Did they really tell me to write a letter DMA to stop junk mail? That is like so 5 years ago. Everyone (well, everyone that reads this blog anyway) knows that you go to DMA Choice now to stop junk mail. You need to step your game up Kingsley, Harper & Hatfield.

To everyone who gets junk mail from:

Kingsley, Harper & Hatfield
PMB 395
176-25 Union Turnpike
Fresh Meadows, NY 11366

Please send in a Prohibitory Order on them. It is the only 100% sure fire way to make them stop sending you stuff. The more time they spend sending letters to you, me, the USPS, and the DMA is less time they have to send out scams.
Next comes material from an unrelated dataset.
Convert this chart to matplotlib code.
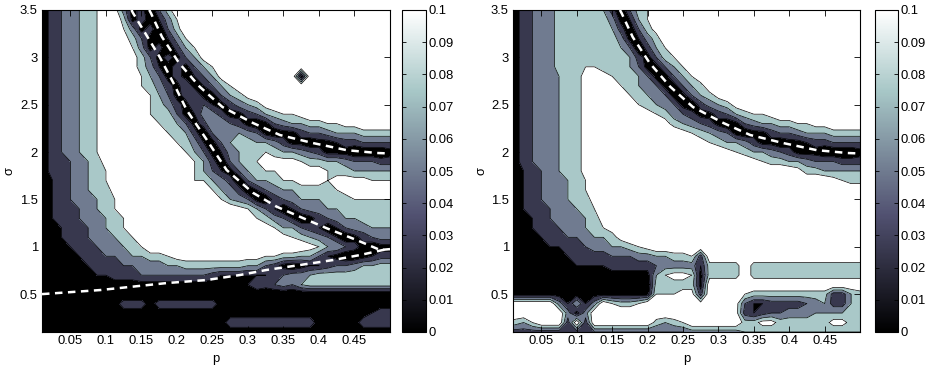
import numpy as np
import matplotlib
matplotlib.use("Agg")
import matplotlib.pyplot as plt
from matplotlib.colors import Normalize
from matplotlib.cm import ScalarMappable

plt.rcParams['font.family'] = ['Liberation Sans', 'DejaVu Sans']

# ---------------- data ----------------
p_nodes = np.linspace(0.0, 0.5, 41)                  # 0, 0.0125, ... 0.5
sigma_nodes = np.round(np.linspace(3.5, 0.1, 35), 2)  # top row first

# field values in units of 0.01 (hex digit, a = 0.10 or more), one string per sigma row
left_rows = [
    "01345678a9513047a" + "a"*24,
    "01345678aa7131258a" + "a"*23,
    "01345678aa8513047a" + "a"*23,
    "01345678aa97411258a" + "a"*22,
    "01345678aaa85130368a" + "a"*21,
    "01345678aa9974131469a" + "a"*20,
    "01345678aaa9752131468a" + "a"*19,
    "01345678aaa98641312469a" + "a"*7 + "0" + "a"*10,
    "01345678aaaa87531412468a" + "a"*17,
    "01345678aaaa9864134114679" + "a"*16,
    "01345678aaaaa87531442135679" + "a"*14,
    "01345678aaaaa887412553113467889" + "a"*10,
    "01345678a" + "aaaaa" + "88641366431014566778899" + "aaaa",
    "01345678a" + "aaaaaa" + "88630466654101134456667777",
    "01345678a" + "a"*7 + "8752146776653110112334444",
    "01345678a" + "a"*8 + "864125677876654311100001",
    "013446679" + "a"*9 + "86304678999987766544433",
    "013345678a" + "a"*7 + "986421467889999987766666",
    "0123456789" + "a"*8 + "88653046678899989999888",
    "0123456779" + "a"*9 + "986530245667778899aaaa",
    "0123456678a" + "a"*9 + "986541034566677788888",
    "01234456789" + "a"*11 + "a986420245566777888",
    "01233456678" + "a"*13 + "a8754201345667777",
    "012234456789" + "a"*13 + "a986643202455666",
    "011233455678a" + "a"*15 + "9876542013455",
    "0112234456678" + "a"*18 + "9866431011",
    "0011223344566778" + "9"*10 + "887766421001233",
    "00011223334455566" + "777777" + "766431012234456677",
    "00000112233344444" + "444322222234556777777777",
    "1"*24 + "24345467777777777",
    "0"*41,
    "1"*10 + "333" + "1" + "3"*7 + "1"*20,
    "1"*38 + "233",
    "1"*22 + "3"*10 + "1"*5 + "3"*4,
    "1"*41,
]

right_rows = [
    "01345577777" + "630478" + "a"*24,
    "01345577777" + "751268" + "a"*24,
    "01345577777" + "7630479" + "a"*23,
    "013455777777" + "751257" + "a"*23,
    "013455777777" + "7640368" + "a"*22,
    "0134557777777" + "7631478" + "a"*21,
    "013455777887776411468a" + "a"*19,
    "013455677" + "9a98776" + "411468" + "a"*19,
    "013455677" + "9aa987654" + "11467" + "a"*18,
    "013455677" + "9aaa98765" + "4114679" + "a"*16,
    "013455677" + "9aaaa987654" + "1035679" + "a"*14,
    "013455677" + "9aaaaaa9" + "87543113467889" + "a"*10,
    "013455677" + "9aaaaaaaa9" + "765431014566778899" + "a"*4,
    "013455677" + "9aaaaaaaaaa9" + "87654101134456667777",
    "0134556779" + "a"*12 + "9876653110112334444",
    "0134556779" + "a"*15 + "9876654311100001",
    "0134556779" + "a"*18 + "9877665444333",
    "0124456779" + "a"*23 + "97766666",
    "0123456678" + "a"*27 + "9877",
    "0123455678" + "a"*31,
    "01234556779" + "a"*30,
    "01234456678" + "a"*30,
    "011234556679" + "a"*29,
    "0112334556789" + "a"*28,
    "00112334456679" + "a"*27,
    "0011122344556678" + "9" + "a"*24,
    "00011222333344455667783" + "a"*18,
    "00001111222233333" + "45555" + "2" + "7777" + "a" + "7"*13,
    "00000000111111111" + "68998" + "1" + "7777" + "a" + "7"*13,
    "0"*17 + "77777" + "1" + "a"*18,
    "1"*17 + "88899" + "3" + "aaa98" + "7"*9 + "33" + "67",
    "aaaaaa" + "52625" + "a" + "8778" + "aaaaa" + "999999" + "4" + "22333345" + "63367",
    "a"*7 + "515" + "a"*11 + "9"*6 + "32344555666677",
    "a768aaa3a3" + "a"*7 + "7678" + "a"*6 + "77997777779977",
    "3"*10 + "4"*11 + "5"*6 + "6"*14,
]

# dashed white curves
curveA_p = [0.161, 0.1635, 0.179, 0.203, 0.232, 0.264, 0.307, 0.345, 0.391, 0.439, 0.482, 0.5]
curveA_s = [3.5, 3.465, 3.215, 2.94, 2.69, 2.476, 2.307, 2.18, 2.096, 2.02, 1.99, 1.985]
curveB_p = [0.136, 0.138, 0.176, 0.195, 0.214, 0.242, 0.27, 0.307, 0.3405, 0.373, 0.411, 0.453, 0.486, 0.5]
curveB_s = [3.5, 3.47, 3.0, 2.73, 2.44, 2.13, 1.81, 1.57, 1.423, 1.317, 1.195, 1.071, 0.966, 0.975]
curveC_p = [0.01, 0.092, 0.186, 0.242, 0.289, 0.326, 0.373, 0.42, 0.458, 0.49, 0.5]
curveC_s = [0.5, 0.543, 0.617, 0.649, 0.702, 0.755, 0.807, 0.86, 0.913, 0.966, 0.975]

x_ticks = [0.05, 0.1, 0.15, 0.2, 0.25, 0.3, 0.35, 0.4, 0.45]
x_tick_labels = ["0.05", "0.1", "0.15", "0.2", "0.25", "0.3", "0.35", "0.4", "0.45"]
y_ticks = [0.5, 1, 1.5, 2, 2.5, 3, 3.5]
y_tick_labels = ["0.5", "1", "1.5", "2", "2.5", "3", "3.5"]
cb_ticks = [0, 0.01, 0.02, 0.03, 0.04, 0.05, 0.06, 0.07, 0.08, 0.09, 0.1]
cb_tick_labels = ["0", "0.01", "0.02", "0.03", "0.04", "0.05", "0.06", "0.07", "0.08", "0.09", "0.1"]

# ---------------- drawing ----------------
bone = plt.get_cmap('bone')
band_edges = [-0.01, 0.02, 0.04, 0.06, 0.08, 0.2]
band_colors = [bone(0.0), bone(0.25), bone(0.5), bone(0.75), (1, 1, 1, 1)]
FS = 9.4


def to_grid(rows):
    out = []
    for r in rows:
        r = (r + r[-1] * 41)[:41]
        out.append([int(c, 16) for c in r])
    return np.array(out, dtype=float)[::-1] * 0.01


fig = plt.figure(figsize=(9.35, 3.72), dpi=100)
W, H = 935.0, 372.0
bottom = (H - 332) / H
height = 322 / H
ax1 = fig.add_axes([42 / W, bottom, 348 / W, height])
cax1 = fig.add_axes([402 / W, bottom, 24 / W, height])
ax2 = fig.add_axes([513 / W, bottom, 347 / W, height])
cax2 = fig.add_axes([875 / W, bottom, 23 / W, height])

panels = [
    (ax1, cax1, left_rows, [(curveA_p, curveA_s), (curveB_p, curveB_s), (curveC_p, curveC_s)]),
    (ax2, cax2, right_rows, [(curveA_p, curveA_s)]),
]

S = sigma_nodes[::-1]
for ax, cax, rows, curves in panels:
    Z = to_grid(rows)
    ax.contourf(p_nodes, S, Z, levels=band_edges, colors=band_colors)
    ax.contour(p_nodes, S, Z, levels=band_edges[1:-1], colors='k', linewidths=0.5)
    for cp, cs in curves:
        ax.plot(cp, cs, color='white', lw=1.8, dashes=(3, 2.2),
                dash_capstyle='butt', zorder=5)
    ax.set_xlim(0.01, 0.5)
    ax.set_ylim(0.1, 3.5)
    ax.set_xticks(x_ticks)
    ax.set_xticklabels(x_tick_labels, fontsize=FS)
    ax.set_yticks(y_ticks)
    ax.set_yticklabels(y_tick_labels, fontsize=FS)
    ax.tick_params(direction='in', top=True, right=True, length=4, width=0.6)
    ax.tick_params(axis='x', pad=2.5)
    ax.tick_params(axis='y', pad=3)
    for sp in ax.spines.values():
        sp.set_linewidth(0.8)
    ax.set_xlabel('p', fontsize=FS)
    ax.set_ylabel('σ', fontsize=FS)
    ax.xaxis.set_label_coords(0.5, -0.085)
    ax.xaxis.label.set_verticalalignment('center')
    ax.yaxis.set_label_coords(-0.092, 0.5)
    ax.yaxis.label.set_verticalalignment('center')
    ax.yaxis.label.set_horizontalalignment('center')

    sm = ScalarMappable(norm=Normalize(0, 0.1), cmap=bone)
    cb = fig.colorbar(sm, cax=cax, ticks=cb_ticks)
    cb.ax.set_yticklabels(cb_tick_labels, fontsize=FS)
    cb.ax.tick_params(direction='in', left=True, right=True, length=3, width=0.6, pad=2)
    cb.outline.set_linewidth(0.8)

fig.savefig('out.png', dpi=100)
One thought on “Drowning in Junk Mail – A Reply to my Prohibitory Order from Kingsley, Harper & Hatfield

  1. In some cases you may have to educate the postal employee just what provocative means!
    Rowan v. Post Office Dept., 397 U.S. 728 (1970), is a case in which the United States Supreme Court ruled that an addressee of postal mail has unreviewable discretion to decide whether he or she wishes to receive further material from a particular sender, that the sender does not have a constitutional right to send unwanted material into someone’s home. It thus created a quasi-exception to free speech in cases where a person is held as a “captive audience”.
    While the statute only explicitly applies to “a pandering advertisement which offers for sale matter which the addressee in his sole discretion believes to be erotically arousing or sexually provocative”, a lower court had found that § 4009 was constitutional when interpreted to prohibit advertisements similar to those initially mailed to the addressee, and this decision upholds that interpretation. In other words, a recipient may obtain a Prohibitory Order applying prohibiting mail from a given sender, and the mailing used as the basis for that order need not be erotic or sexually provocative in order to be the basis of prohibiting the sender from sending further mail. The only absolute requirement is that it must be possible to construe the mail as an offer to sell goods or services.